DATA SEGMENT:
▼

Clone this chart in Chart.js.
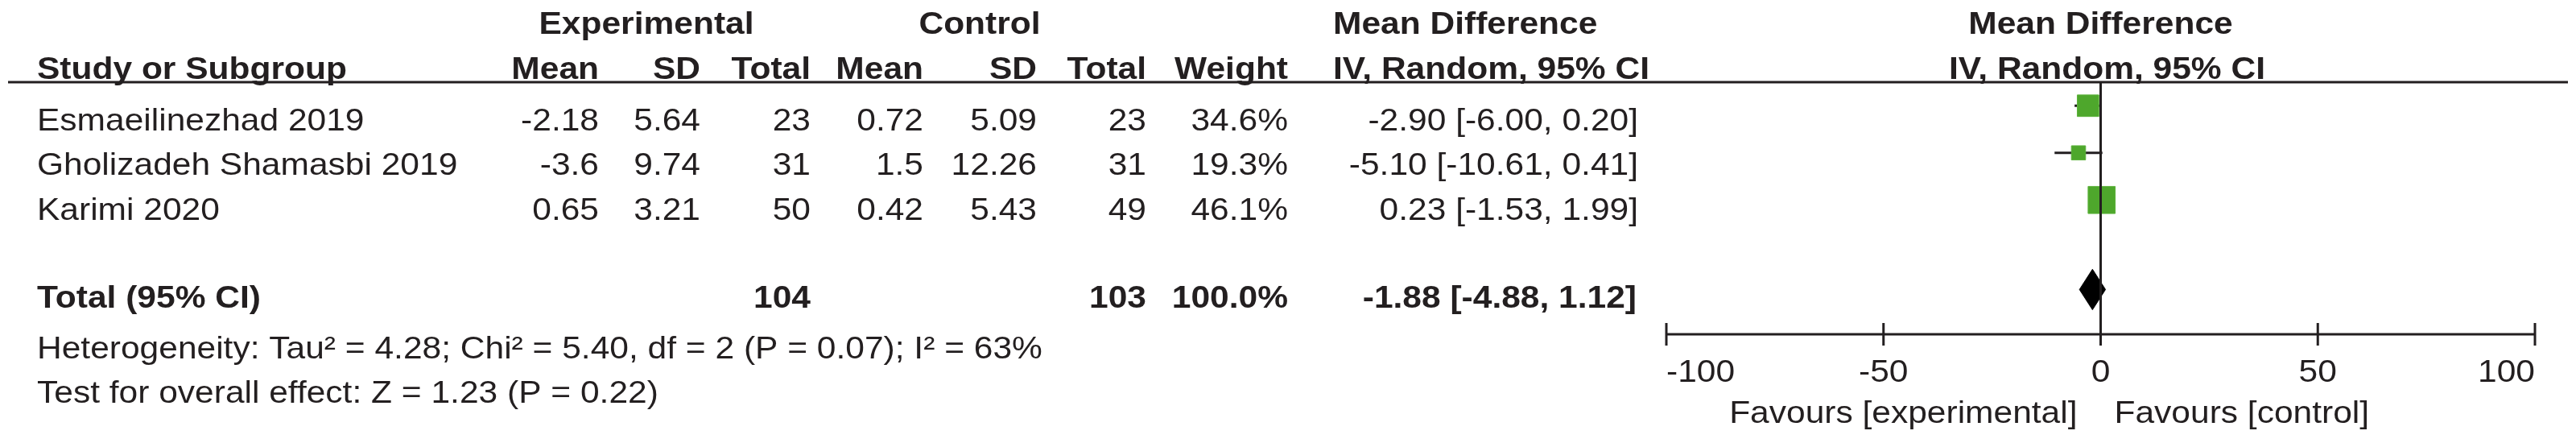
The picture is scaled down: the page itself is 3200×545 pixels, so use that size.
<!DOCTYPE html>
<html>
<head>
<meta charset="utf-8">
<script src="https://cdn.jsdelivr.net/npm/chart.js@4.4.1/dist/chart.umd.min.js"></script>
<style>
  html, body { margin: 0; padding: 0; background: #fff; }
  #wrap { width: 3200px; height: 545px; }
</style>
</head>
<body>
<div id="wrap"><canvas id="forest" width="3200" height="545"></canvas></div>
<script>
// Study level data
const studies = ['Esmaeilinezhad 2019', 'Gholizadeh Shamasbi 2019', 'Karimi 2020'];
const expMean = [-2.18, -3.6, 0.65];
const expSD = [5.64, 9.74, 3.21];
const expN = [23, 31, 50];
const ctrlMean = [0.72, 1.5, 0.42];
const ctrlSD = [5.09, 12.26, 5.43];
const ctrlN = [23, 31, 49];
const weights = [34.6, 19.3, 46.1];
const meanDiff = [-2.90, -5.10, 0.23];
const ciLow = [-6.00, -10.61, -1.53];
const ciHigh = [0.20, 0.41, 1.99];

// Pooled result
const totalExpN = 104;
const totalCtrlN = 103;
const totalWeight = 100.0;
const totalMD = -1.88;
const totalLow = -4.88;
const totalHigh = 1.12;

const xTicks = [-100, -50, 0, 50, 100];
const heterogeneityText = 'Heterogeneity: Tau\u00b2 = 4.28; Chi\u00b2 = 5.40, df = 2 (P = 0.07); I\u00b2 = 63%';
const overallText = 'Test for overall effect: Z = 1.23 (P = 0.22)';

// row index on the y scale
const studyRows = [1, 2, 3];
const totalRow = 4.9;

const INK = '#231f20';
const GREEN = '#4ea72c';
const FONT = '"Liberation Sans", Arial, sans-serif';

function ciLabel(m, lo, hi) {
    return m.toFixed(2) + ' [' + lo.toFixed(2) + ', ' + hi.toFixed(2) + ']';
}

// text is slightly wide in the original, so stretch horizontally
function txt(ctx, s, x, y, align, bold) {
    ctx.save();
    ctx.font = (bold ? 'bold ' : '') + '39px ' + FONT;
    ctx.fillStyle = INK;
    ctx.textBaseline = 'alphabetic';
    ctx.textAlign = align;
    ctx.translate(x, y);
    ctx.scale(1.09, 1);
    ctx.fillText(s, 0, 0);
    ctx.restore();
}

const tablePlugin = {
    id: 'forestTable',
    afterDatasetsDraw(chart) {
        const ctx = chart.ctx;
        const xs = chart.scales.x;
        const area = chart.chartArea;
        const zeroX = xs.getPixelForValue(0);

        // line of no effect
        ctx.save();
        ctx.strokeStyle = INK;
        ctx.lineWidth = 3;
        ctx.beginPath();
        ctx.moveTo(zeroX, area.top);
        ctx.lineTo(zeroX, area.bottom);
        ctx.stroke();

        // header underline
        ctx.beginPath();
        ctx.moveTo(10, area.top);
        ctx.lineTo(3190, area.top);
        ctx.stroke();

        // x axis
        const left = xs.getPixelForValue(xTicks[0]);
        const right = xs.getPixelForValue(xTicks[xTicks.length - 1]);
        ctx.beginPath();
        ctx.moveTo(left, area.bottom);
        ctx.lineTo(right, area.bottom);
        ctx.stroke();
        xTicks.forEach(function(t) {
            const px = xs.getPixelForValue(t);
            ctx.beginPath();
            ctx.moveTo(px, area.bottom - 14);
            ctx.lineTo(px, area.bottom + 14);
            ctx.stroke();
        });
        ctx.restore();

        xTicks.forEach(function(t, i) {
            const px = xs.getPixelForValue(t);
            let align = 'center';
            if (i === 0) align = 'left';
            if (i === xTicks.length - 1) align = 'right';
            txt(ctx, String(t), px, 474, align, false);
        });
        txt(ctx, 'Favours [experimental]', zeroX - 29, 525, 'right', false);
        txt(ctx, 'Favours [control]', zeroX + 17, 525, 'left', false);

        // headers
        txt(ctx, 'Experimental', 803, 42, 'center', true);
        txt(ctx, 'Control', 1217, 42, 'center', true);
        txt(ctx, 'Mean Difference', 1656, 42, 'left', true);
        txt(ctx, 'Mean Difference', zeroX, 42, 'center', true);

        const hy = 98;
        txt(ctx, 'Study or Subgroup', 46, hy, 'left', true);
        txt(ctx, 'Mean', 744, hy, 'right', true);
        txt(ctx, 'SD', 870, hy, 'right', true);
        txt(ctx, 'Total', 1007, hy, 'right', true);
        txt(ctx, 'Mean', 1147, hy, 'right', true);
        txt(ctx, 'SD', 1288, hy, 'right', true);
        txt(ctx, 'Total', 1424, hy, 'right', true);
        txt(ctx, 'Weight', 1600, hy, 'right', true);
        txt(ctx, 'IV, Random, 95% CI', 1656, hy, 'left', true);
        txt(ctx, 'IV, Random, 95% CI', zeroX + 8, hy, 'center', true);

        // study rows
        const baselines = [162, 217, 273];
        studies.forEach(function(name, i) {
            const y = baselines[i];
            txt(ctx, name, 46, y, 'left', false);
            txt(ctx, String(expMean[i]), 744, y, 'right', false);
            txt(ctx, String(expSD[i]), 870, y, 'right', false);
            txt(ctx, String(expN[i]), 1007, y, 'right', false);
            txt(ctx, String(ctrlMean[i]), 1147, y, 'right', false);
            txt(ctx, String(ctrlSD[i]), 1288, y, 'right', false);
            txt(ctx, String(ctrlN[i]), 1424, y, 'right', false);
            txt(ctx, weights[i].toFixed(1) + '%', 1600, y, 'right', false);
            txt(ctx, ciLabel(meanDiff[i], ciLow[i], ciHigh[i]), 2035, y, 'right', false);
        });

        // total row
        const ty = 382;
        txt(ctx, 'Total (95% CI)', 46, ty, 'left', true);
        txt(ctx, String(totalExpN), 1007, ty, 'right', true);
        txt(ctx, String(totalCtrlN), 1424, ty, 'right', true);
        txt(ctx, totalWeight.toFixed(1) + '%', 1600, ty, 'right', true);
        txt(ctx, ciLabel(totalMD, totalLow, totalHigh), 2033, ty, 'right', true);

        txt(ctx, heterogeneityText, 46, 445, 'left', false);
        txt(ctx, overallText, 46, 500, 'left', false);
    }
};

// datasets
const ciSets = studies.map(function(name, i) {
    return {
        label: name + ' CI',
        data: [{ x: ciLow[i], y: studyRows[i] }, { x: ciHigh[i], y: studyRows[i] }],
        showLine: true,
        borderColor: INK,
        borderWidth: 3,
        pointRadius: 0,
        order: 2
    };
});

const squareSet = {
    label: 'Study estimates',
    data: meanDiff.map(function(m, i) { return { x: m, y: studyRows[i] }; }),
    pointStyle: 'rect',
    pointRadius: weights.map(function(w) { return (6 + 0.6 * w) / Math.SQRT2; }),
    backgroundColor: GREEN,
    borderColor: '#5bb23a',
    borderWidth: 1,
    order: 1
};

const diamondHalf = 0.43;
const diamondSet = {
    label: 'Pooled estimate',
    data: [
        { x: totalLow, y: totalRow },
        { x: totalMD, y: totalRow - diamondHalf },
        { x: totalHigh, y: totalRow },
        { x: totalMD, y: totalRow + diamondHalf },
        { x: totalLow, y: totalRow }
    ],
    showLine: true,
    fill: 'shape',
    backgroundColor: '#000',
    borderColor: '#000',
    borderWidth: 1,
    pointRadius: 0,
    tension: 0,
    order: 1
};

new Chart(document.getElementById('forest').getContext('2d'), {
    type: 'scatter',
    data: { datasets: ciSets.concat([squareSet, diamondSet]) },
    options: {
        responsive: false,
        animation: false,
        devicePixelRatio: 1,
        layout: { padding: { left: 2070, right: 51, top: 102, bottom: 130 } },
        plugins: { legend: { display: false }, tooltip: { enabled: false } },
        scales: {
            x: { type: 'linear', min: -100, max: 100, display: false },
            y: { type: 'linear', min: 0.5, max: 5.85, reverse: true, display: false }
        }
    },
    plugins: [tablePlugin]
});
</script>
</body>
</html>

▲

Every line from the top of the material above through the line with "const ciHigh = [0.20, 0.41, 1.99];" should be duplicated exactly, please; leave out the pictures.

Clone this chart in Chart.js.
The picture is scaled down: the page itself is 3200×545 pixels, so use that size.
<!DOCTYPE html>
<html>
<head>
<meta charset="utf-8">
<script src="https://cdn.jsdelivr.net/npm/chart.js@4.4.1/dist/chart.umd.min.js"></script>
<style>
  html, body { margin: 0; padding: 0; background: #fff; }
  #wrap { width: 3200px; height: 545px; }
</style>
</head>
<body>
<div id="wrap"><canvas id="forest" width="3200" height="545"></canvas></div>
<script>
// Study level data
const studies = ['Esmaeilinezhad 2019', 'Gholizadeh Shamasbi 2019', 'Karimi 2020'];
const expMean = [-2.18, -3.6, 0.65];
const expSD = [5.64, 9.74, 3.21];
const expN = [23, 31, 50];
const ctrlMean = [0.72, 1.5, 0.42];
const ctrlSD = [5.09, 12.26, 5.43];
const ctrlN = [23, 31, 49];
const weights = [34.6, 19.3, 46.1];
const meanDiff = [-2.90, -5.10, 0.23];
const ciLow = [-6.00, -10.61, -1.53];
const ciHigh = [0.20, 0.41, 1.99];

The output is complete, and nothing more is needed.